:: Exercise ::
Report how many lines hold the string "page". Give the number and nothing else.

:: Record excerpts ::
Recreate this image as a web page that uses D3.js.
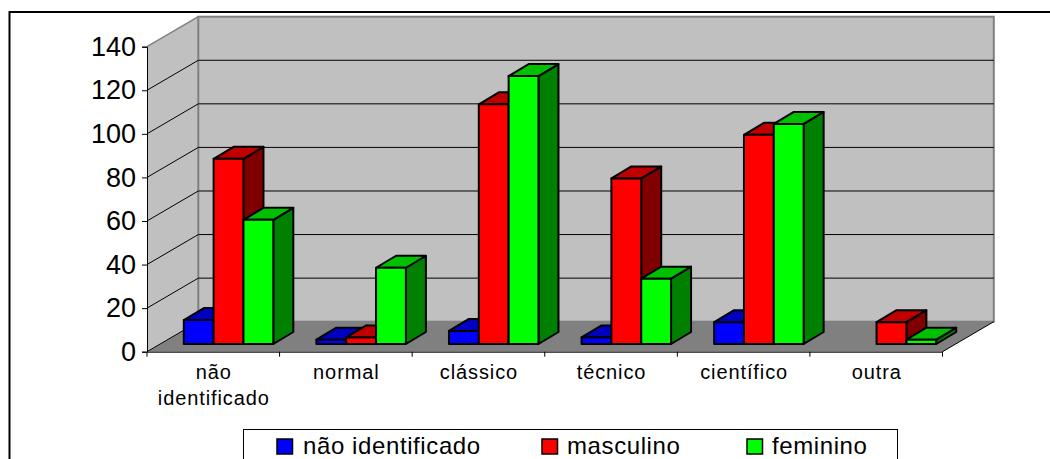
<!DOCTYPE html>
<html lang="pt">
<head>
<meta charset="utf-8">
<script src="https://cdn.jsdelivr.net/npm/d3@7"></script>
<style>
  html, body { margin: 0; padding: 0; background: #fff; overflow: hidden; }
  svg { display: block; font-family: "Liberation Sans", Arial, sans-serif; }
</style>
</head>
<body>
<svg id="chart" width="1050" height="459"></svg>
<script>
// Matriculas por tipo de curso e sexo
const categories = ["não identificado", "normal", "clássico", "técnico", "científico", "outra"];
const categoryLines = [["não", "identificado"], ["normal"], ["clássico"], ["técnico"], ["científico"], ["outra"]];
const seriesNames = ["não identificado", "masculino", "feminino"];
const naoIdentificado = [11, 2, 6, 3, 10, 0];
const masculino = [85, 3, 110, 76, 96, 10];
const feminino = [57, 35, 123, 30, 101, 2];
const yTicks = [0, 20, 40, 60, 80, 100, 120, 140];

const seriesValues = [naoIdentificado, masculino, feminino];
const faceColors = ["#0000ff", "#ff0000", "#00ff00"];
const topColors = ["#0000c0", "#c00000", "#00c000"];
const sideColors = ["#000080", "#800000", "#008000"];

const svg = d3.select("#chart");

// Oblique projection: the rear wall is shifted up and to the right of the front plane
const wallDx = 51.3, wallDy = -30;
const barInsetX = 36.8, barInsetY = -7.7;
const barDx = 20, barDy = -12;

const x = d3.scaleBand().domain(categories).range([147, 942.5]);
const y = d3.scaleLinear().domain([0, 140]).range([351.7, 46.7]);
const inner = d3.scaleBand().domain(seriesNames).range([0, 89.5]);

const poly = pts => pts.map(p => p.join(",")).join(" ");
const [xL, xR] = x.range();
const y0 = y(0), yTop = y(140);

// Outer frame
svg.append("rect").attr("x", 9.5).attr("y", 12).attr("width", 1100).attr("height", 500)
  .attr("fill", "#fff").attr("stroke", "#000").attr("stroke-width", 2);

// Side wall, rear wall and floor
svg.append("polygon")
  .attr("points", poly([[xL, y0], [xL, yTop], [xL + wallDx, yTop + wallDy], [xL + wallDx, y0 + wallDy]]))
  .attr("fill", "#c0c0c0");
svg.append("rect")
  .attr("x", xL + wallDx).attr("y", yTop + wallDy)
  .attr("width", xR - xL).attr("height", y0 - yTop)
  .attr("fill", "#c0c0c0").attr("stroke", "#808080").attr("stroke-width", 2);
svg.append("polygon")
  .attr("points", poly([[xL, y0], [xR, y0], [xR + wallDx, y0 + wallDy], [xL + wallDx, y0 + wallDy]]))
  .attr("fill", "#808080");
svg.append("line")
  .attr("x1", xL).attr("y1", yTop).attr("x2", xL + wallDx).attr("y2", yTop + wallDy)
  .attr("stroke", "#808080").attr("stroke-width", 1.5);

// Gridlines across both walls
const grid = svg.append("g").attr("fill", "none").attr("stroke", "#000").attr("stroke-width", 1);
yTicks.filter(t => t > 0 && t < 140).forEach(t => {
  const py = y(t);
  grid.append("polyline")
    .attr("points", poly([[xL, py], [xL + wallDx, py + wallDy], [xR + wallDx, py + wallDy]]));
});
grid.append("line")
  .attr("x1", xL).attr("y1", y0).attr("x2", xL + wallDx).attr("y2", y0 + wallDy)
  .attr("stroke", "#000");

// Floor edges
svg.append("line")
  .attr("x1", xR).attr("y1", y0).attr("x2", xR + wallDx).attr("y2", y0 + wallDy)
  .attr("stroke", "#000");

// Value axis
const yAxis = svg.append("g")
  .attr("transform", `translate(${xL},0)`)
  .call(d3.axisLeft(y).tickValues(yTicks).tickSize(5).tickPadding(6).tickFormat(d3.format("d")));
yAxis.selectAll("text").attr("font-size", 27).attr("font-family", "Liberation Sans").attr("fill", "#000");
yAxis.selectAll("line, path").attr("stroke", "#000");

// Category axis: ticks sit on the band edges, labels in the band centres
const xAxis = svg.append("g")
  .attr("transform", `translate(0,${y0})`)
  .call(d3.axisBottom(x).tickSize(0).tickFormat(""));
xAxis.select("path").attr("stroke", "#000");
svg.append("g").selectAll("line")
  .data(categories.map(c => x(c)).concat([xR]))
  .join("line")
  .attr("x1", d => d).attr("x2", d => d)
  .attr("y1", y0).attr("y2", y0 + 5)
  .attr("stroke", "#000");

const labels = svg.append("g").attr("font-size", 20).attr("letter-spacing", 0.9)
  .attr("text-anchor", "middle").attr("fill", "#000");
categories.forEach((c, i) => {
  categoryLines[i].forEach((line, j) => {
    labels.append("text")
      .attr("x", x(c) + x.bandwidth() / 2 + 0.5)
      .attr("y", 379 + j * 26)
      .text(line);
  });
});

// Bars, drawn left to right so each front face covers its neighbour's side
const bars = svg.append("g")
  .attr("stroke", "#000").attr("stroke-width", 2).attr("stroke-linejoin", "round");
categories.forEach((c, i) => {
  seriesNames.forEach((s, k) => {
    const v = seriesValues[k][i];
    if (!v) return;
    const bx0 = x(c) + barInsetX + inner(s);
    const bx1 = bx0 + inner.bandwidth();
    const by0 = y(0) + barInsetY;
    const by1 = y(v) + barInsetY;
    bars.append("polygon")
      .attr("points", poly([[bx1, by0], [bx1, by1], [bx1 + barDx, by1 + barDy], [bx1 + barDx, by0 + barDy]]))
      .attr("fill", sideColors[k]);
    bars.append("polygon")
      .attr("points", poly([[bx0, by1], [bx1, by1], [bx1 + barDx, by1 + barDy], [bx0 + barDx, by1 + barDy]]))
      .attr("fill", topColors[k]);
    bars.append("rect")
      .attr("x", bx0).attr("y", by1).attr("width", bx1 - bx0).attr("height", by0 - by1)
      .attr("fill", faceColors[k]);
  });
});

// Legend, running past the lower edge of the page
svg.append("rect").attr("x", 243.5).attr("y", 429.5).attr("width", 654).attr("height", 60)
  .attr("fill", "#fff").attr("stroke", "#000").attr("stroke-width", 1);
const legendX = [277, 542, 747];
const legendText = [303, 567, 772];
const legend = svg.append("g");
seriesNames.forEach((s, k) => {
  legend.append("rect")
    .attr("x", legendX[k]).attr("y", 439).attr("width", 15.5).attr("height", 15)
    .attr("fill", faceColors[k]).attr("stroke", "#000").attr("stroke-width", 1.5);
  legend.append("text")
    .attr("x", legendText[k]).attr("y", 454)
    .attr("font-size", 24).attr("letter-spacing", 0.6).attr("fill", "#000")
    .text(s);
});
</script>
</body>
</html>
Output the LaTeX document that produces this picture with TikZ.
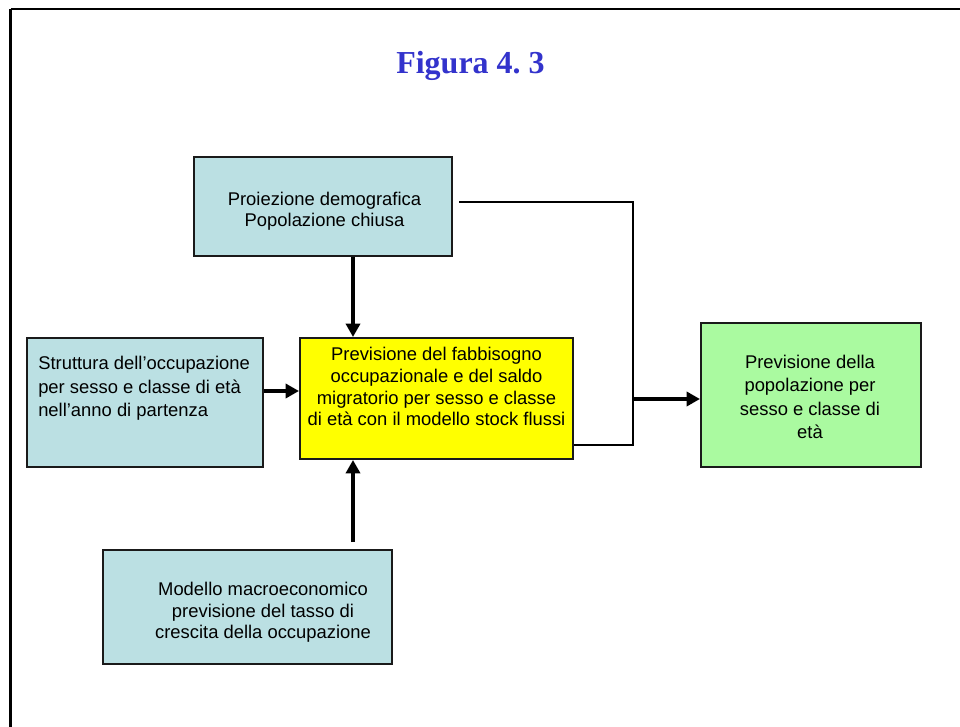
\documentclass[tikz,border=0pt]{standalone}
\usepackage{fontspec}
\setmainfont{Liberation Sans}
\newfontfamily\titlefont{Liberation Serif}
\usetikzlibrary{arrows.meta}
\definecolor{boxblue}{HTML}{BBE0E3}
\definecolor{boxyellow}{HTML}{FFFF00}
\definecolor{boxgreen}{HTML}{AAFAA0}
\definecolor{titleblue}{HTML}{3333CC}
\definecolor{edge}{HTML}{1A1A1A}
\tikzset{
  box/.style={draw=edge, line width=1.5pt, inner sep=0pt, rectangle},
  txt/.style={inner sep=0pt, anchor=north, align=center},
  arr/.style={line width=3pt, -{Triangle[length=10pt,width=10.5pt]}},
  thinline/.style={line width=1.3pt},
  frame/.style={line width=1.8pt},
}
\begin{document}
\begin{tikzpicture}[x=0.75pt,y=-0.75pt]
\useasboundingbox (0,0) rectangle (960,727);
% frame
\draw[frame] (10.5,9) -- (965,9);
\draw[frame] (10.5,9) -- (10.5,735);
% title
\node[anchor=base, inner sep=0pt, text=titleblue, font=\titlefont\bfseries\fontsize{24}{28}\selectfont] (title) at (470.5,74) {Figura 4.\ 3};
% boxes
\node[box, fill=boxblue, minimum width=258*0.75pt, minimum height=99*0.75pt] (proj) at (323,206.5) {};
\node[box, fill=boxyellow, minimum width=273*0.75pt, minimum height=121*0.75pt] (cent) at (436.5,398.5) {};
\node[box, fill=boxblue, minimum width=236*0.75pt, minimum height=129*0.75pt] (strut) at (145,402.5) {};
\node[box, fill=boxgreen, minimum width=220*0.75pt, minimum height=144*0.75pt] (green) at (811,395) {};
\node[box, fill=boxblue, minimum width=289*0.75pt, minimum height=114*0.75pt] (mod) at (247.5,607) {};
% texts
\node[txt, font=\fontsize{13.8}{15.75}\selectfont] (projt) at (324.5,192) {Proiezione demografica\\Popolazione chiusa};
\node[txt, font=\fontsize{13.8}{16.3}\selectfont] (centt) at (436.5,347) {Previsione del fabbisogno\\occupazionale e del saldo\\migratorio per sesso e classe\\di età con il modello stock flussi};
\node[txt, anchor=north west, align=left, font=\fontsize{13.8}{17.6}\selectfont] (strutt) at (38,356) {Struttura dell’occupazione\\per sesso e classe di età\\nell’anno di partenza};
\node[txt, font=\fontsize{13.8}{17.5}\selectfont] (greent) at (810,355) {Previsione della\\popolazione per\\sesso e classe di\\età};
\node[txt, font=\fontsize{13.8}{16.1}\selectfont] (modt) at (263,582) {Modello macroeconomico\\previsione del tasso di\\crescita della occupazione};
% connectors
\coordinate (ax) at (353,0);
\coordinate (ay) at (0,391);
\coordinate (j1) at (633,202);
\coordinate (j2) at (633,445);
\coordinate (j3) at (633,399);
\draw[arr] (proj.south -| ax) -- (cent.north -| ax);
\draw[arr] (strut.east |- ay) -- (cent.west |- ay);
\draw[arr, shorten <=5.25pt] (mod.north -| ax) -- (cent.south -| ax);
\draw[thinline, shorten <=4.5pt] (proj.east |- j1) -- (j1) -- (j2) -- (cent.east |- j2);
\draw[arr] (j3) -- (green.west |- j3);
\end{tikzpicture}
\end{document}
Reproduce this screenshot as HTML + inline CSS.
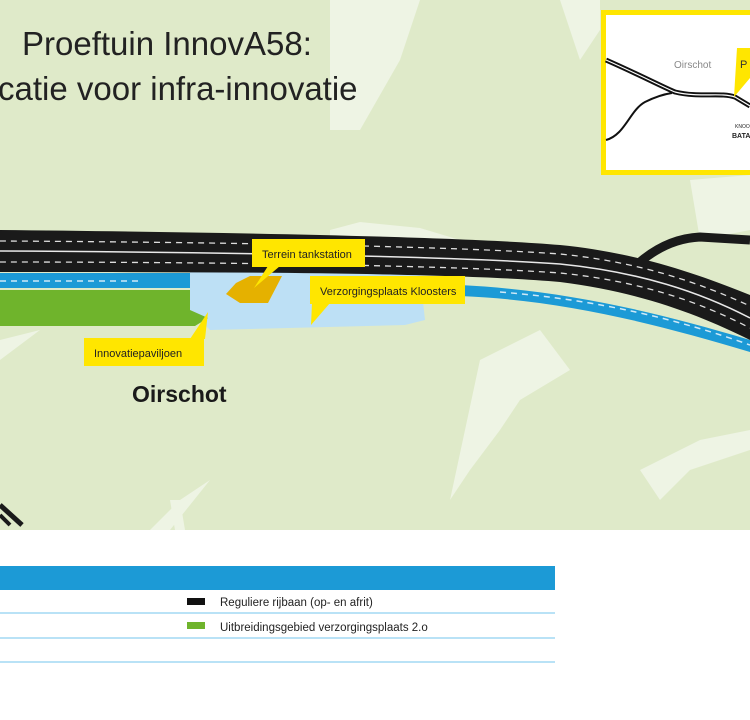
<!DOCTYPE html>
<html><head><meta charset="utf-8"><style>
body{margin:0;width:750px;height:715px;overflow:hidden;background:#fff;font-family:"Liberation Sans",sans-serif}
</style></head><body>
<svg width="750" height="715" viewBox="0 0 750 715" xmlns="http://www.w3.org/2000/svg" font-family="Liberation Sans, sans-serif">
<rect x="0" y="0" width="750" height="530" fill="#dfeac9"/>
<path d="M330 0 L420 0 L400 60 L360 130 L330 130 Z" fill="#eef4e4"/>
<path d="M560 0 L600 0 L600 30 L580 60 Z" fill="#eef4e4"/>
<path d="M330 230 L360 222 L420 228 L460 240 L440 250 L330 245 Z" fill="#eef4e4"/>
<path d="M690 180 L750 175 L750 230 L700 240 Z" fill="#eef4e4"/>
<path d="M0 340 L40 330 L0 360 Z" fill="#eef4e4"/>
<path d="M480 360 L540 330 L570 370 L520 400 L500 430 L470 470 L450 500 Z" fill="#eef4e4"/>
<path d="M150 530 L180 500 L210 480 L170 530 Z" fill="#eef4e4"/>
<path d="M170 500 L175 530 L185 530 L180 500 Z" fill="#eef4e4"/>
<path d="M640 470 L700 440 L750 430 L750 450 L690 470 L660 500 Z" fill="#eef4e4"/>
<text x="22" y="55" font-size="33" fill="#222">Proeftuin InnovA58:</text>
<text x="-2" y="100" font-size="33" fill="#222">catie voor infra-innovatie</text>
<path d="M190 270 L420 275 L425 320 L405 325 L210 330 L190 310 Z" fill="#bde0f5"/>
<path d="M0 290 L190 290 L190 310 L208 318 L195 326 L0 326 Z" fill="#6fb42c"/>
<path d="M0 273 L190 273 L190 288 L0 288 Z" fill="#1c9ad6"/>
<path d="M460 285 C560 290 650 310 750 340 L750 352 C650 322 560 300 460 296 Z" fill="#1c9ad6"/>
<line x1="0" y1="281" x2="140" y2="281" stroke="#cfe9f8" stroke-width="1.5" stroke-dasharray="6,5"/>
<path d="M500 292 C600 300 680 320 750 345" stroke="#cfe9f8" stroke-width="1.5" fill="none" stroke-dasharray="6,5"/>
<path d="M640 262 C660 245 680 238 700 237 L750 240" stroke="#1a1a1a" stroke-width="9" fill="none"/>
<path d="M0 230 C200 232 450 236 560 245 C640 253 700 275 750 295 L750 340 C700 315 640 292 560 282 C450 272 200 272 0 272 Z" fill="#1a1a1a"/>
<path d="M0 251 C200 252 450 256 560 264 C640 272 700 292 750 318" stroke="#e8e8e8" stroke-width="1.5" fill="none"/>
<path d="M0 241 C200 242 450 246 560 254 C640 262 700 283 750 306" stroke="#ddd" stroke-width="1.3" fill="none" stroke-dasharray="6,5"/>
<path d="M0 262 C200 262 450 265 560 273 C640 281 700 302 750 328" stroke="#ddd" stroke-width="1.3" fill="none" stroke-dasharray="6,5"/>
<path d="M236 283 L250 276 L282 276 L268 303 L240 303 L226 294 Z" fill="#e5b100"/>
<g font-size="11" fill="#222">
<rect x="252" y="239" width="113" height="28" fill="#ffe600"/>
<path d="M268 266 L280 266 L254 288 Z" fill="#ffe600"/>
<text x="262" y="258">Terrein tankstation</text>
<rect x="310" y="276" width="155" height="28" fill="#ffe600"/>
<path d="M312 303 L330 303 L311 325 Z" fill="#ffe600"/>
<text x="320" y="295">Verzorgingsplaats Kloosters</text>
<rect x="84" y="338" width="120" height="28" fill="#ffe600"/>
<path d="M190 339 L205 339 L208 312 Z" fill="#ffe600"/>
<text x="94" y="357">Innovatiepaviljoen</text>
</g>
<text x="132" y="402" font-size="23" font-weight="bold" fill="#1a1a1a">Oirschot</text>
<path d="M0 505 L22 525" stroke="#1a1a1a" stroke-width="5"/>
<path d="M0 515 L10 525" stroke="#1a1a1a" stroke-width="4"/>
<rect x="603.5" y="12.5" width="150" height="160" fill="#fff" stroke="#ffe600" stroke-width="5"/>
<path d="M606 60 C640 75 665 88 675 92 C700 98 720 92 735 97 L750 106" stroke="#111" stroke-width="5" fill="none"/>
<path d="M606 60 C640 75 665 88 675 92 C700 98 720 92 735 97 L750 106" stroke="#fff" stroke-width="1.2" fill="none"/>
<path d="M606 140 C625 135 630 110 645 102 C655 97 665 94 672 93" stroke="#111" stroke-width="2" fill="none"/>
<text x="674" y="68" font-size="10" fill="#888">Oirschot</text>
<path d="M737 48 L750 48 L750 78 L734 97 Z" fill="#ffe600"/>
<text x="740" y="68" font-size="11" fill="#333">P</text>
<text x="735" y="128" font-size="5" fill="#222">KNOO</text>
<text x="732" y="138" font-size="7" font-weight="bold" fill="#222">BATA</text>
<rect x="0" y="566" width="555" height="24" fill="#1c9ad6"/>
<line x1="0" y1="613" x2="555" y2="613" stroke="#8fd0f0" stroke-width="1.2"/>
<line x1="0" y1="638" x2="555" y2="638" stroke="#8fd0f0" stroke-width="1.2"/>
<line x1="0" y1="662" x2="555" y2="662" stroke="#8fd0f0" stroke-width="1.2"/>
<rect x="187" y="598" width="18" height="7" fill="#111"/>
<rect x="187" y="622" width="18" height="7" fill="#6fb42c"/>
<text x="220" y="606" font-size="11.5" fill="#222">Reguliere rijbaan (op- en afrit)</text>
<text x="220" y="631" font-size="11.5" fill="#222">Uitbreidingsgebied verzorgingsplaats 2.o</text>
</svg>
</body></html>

:: Written solution ::
2